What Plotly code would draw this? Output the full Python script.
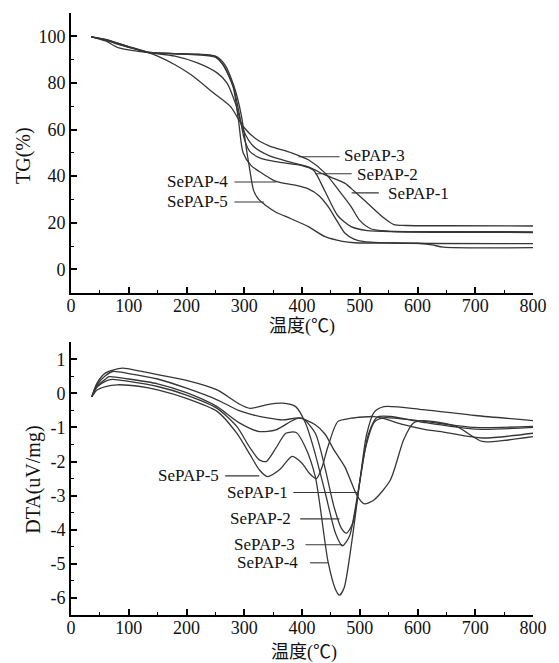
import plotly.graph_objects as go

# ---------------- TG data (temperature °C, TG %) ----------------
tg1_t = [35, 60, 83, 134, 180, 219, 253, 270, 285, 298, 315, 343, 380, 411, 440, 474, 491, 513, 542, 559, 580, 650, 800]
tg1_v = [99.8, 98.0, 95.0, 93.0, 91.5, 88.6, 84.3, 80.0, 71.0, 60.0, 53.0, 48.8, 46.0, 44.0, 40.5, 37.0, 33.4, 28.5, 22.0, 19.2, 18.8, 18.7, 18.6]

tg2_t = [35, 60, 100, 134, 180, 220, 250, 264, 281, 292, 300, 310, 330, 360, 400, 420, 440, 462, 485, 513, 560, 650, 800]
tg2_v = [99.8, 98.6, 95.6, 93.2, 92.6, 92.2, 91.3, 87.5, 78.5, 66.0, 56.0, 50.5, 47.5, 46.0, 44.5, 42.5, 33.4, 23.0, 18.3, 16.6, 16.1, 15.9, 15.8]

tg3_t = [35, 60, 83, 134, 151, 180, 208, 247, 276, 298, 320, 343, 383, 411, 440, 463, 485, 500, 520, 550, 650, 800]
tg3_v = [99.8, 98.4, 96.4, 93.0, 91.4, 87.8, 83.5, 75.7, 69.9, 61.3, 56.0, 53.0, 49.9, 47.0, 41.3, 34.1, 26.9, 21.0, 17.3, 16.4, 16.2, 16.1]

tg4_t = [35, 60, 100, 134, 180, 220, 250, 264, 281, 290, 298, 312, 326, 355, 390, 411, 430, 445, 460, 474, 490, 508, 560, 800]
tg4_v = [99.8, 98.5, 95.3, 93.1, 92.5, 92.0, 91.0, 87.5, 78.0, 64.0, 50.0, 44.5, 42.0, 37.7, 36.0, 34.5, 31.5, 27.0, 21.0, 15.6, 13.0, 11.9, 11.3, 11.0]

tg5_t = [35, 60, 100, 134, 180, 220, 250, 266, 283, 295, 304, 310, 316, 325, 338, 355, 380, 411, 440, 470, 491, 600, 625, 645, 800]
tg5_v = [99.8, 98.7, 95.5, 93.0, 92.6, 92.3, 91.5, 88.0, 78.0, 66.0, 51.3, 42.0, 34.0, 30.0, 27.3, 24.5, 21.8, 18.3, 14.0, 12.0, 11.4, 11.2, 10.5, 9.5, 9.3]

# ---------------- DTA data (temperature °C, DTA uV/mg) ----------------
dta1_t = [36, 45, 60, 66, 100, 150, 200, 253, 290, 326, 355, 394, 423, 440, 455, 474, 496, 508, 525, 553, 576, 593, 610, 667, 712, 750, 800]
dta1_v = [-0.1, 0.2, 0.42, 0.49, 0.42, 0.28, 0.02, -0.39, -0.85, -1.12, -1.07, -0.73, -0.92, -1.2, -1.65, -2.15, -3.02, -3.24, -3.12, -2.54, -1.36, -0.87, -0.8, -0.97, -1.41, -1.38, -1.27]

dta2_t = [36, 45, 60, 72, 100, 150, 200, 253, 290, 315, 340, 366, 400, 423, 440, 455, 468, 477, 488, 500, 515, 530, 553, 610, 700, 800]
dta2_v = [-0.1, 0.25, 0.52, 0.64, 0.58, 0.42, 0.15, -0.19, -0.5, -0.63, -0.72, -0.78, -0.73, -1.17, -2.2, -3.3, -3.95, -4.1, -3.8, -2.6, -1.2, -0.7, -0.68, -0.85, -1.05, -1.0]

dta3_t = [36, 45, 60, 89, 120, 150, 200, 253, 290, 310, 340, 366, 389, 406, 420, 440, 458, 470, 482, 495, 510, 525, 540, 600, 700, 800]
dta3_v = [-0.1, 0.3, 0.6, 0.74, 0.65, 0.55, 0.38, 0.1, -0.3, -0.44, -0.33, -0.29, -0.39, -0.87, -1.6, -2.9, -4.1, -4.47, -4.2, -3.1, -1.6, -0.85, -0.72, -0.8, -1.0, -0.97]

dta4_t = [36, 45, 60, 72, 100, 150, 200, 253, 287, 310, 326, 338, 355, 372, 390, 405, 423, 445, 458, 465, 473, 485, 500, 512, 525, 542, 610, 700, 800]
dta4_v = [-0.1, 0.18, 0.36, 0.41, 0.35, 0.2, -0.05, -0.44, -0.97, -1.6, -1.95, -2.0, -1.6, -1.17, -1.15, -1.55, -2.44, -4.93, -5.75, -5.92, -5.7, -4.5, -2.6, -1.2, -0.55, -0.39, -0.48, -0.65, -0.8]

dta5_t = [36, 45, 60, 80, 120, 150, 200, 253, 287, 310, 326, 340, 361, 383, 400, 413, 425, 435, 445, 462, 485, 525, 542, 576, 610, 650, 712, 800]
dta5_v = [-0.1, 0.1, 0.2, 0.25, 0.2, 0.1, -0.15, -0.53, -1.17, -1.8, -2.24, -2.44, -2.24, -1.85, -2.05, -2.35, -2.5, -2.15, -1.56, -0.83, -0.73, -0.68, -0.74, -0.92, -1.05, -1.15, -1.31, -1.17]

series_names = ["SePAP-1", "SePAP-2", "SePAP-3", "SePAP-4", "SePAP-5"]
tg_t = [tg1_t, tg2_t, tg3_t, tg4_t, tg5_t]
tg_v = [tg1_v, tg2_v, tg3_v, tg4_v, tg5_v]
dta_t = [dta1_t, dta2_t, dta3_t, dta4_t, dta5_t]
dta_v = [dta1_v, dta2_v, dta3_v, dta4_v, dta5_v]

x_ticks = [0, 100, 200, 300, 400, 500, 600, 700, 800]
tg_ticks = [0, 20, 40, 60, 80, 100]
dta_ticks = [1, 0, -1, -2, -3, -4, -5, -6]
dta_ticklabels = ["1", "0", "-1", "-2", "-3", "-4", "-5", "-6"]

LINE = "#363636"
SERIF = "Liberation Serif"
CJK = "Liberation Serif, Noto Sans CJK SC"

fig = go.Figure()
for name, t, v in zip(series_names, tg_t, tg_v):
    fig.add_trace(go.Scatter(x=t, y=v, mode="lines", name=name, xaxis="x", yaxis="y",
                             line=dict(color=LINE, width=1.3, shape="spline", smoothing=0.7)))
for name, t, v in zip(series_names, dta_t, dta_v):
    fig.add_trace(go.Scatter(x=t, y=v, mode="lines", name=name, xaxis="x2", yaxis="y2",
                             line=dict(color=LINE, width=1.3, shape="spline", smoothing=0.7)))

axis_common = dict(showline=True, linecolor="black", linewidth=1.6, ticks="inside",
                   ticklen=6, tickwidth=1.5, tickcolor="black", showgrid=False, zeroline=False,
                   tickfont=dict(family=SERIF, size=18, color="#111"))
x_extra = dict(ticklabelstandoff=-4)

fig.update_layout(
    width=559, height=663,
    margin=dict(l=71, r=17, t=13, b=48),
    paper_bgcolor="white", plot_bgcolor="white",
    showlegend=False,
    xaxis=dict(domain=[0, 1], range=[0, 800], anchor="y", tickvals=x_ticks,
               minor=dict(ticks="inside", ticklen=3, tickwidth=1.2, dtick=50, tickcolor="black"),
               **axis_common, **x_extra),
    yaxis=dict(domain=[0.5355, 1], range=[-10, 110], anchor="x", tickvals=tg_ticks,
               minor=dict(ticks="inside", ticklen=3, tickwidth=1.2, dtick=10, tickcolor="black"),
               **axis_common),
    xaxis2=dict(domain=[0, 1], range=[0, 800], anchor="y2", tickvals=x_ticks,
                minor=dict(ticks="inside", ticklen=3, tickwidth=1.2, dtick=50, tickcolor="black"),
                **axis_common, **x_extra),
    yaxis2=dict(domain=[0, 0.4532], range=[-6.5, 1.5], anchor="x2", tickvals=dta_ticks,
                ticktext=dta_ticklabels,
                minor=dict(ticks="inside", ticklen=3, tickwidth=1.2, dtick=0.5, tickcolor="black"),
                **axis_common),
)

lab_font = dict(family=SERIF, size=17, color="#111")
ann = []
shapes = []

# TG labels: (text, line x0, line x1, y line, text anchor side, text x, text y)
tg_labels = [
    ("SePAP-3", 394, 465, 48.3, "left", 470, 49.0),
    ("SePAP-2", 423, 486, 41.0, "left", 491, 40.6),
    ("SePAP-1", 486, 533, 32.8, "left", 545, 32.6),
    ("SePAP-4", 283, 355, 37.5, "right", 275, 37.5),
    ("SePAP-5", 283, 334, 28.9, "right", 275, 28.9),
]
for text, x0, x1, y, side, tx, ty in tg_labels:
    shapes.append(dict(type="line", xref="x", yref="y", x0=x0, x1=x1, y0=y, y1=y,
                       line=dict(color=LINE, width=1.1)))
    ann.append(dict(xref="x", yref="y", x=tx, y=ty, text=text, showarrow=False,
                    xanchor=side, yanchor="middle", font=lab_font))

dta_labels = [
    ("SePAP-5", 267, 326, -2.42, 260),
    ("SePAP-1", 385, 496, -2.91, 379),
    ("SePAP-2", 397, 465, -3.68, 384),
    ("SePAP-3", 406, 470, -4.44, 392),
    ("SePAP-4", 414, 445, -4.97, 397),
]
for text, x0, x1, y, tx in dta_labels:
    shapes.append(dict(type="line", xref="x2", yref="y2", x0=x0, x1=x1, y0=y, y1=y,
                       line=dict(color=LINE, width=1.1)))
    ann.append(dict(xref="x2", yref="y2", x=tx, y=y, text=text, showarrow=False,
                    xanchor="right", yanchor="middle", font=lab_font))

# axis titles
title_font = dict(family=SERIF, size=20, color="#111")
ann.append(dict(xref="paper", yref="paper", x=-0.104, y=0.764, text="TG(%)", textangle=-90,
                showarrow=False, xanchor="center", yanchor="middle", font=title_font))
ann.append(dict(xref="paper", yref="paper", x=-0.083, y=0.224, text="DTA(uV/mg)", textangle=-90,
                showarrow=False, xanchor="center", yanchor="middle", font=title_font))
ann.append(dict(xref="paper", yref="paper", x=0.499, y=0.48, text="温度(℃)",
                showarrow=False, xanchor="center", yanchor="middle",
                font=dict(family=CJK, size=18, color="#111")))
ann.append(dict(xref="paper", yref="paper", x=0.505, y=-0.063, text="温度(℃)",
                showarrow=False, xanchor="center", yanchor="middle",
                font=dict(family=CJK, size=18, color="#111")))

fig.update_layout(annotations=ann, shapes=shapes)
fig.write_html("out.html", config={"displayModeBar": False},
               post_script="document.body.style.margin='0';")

:: PROBLEM TO WORK ON ::
Starting at the top of the listing above, reproduce each line up to and including the one with "16.1, 15.9, 15.8]"; omit the pictures.

:: WRITTEN REPLY ::
What Plotly code would draw this? Output the full Python script.
import plotly.graph_objects as go

# ---------------- TG data (temperature °C, TG %) ----------------
tg1_t = [35, 60, 83, 134, 180, 219, 253, 270, 285, 298, 315, 343, 380, 411, 440, 474, 491, 513, 542, 559, 580, 650, 800]
tg1_v = [99.8, 98.0, 95.0, 93.0, 91.5, 88.6, 84.3, 80.0, 71.0, 60.0, 53.0, 48.8, 46.0, 44.0, 40.5, 37.0, 33.4, 28.5, 22.0, 19.2, 18.8, 18.7, 18.6]

tg2_t = [35, 60, 100, 134, 180, 220, 250, 264, 281, 292, 300, 310, 330, 360, 400, 420, 440, 462, 485, 513, 560, 650, 800]
tg2_v = [99.8, 98.6, 95.6, 93.2, 92.6, 92.2, 91.3, 87.5, 78.5, 66.0, 56.0, 50.5, 47.5, 46.0, 44.5, 42.5, 33.4, 23.0, 18.3, 16.6, 16.1, 15.9, 15.8]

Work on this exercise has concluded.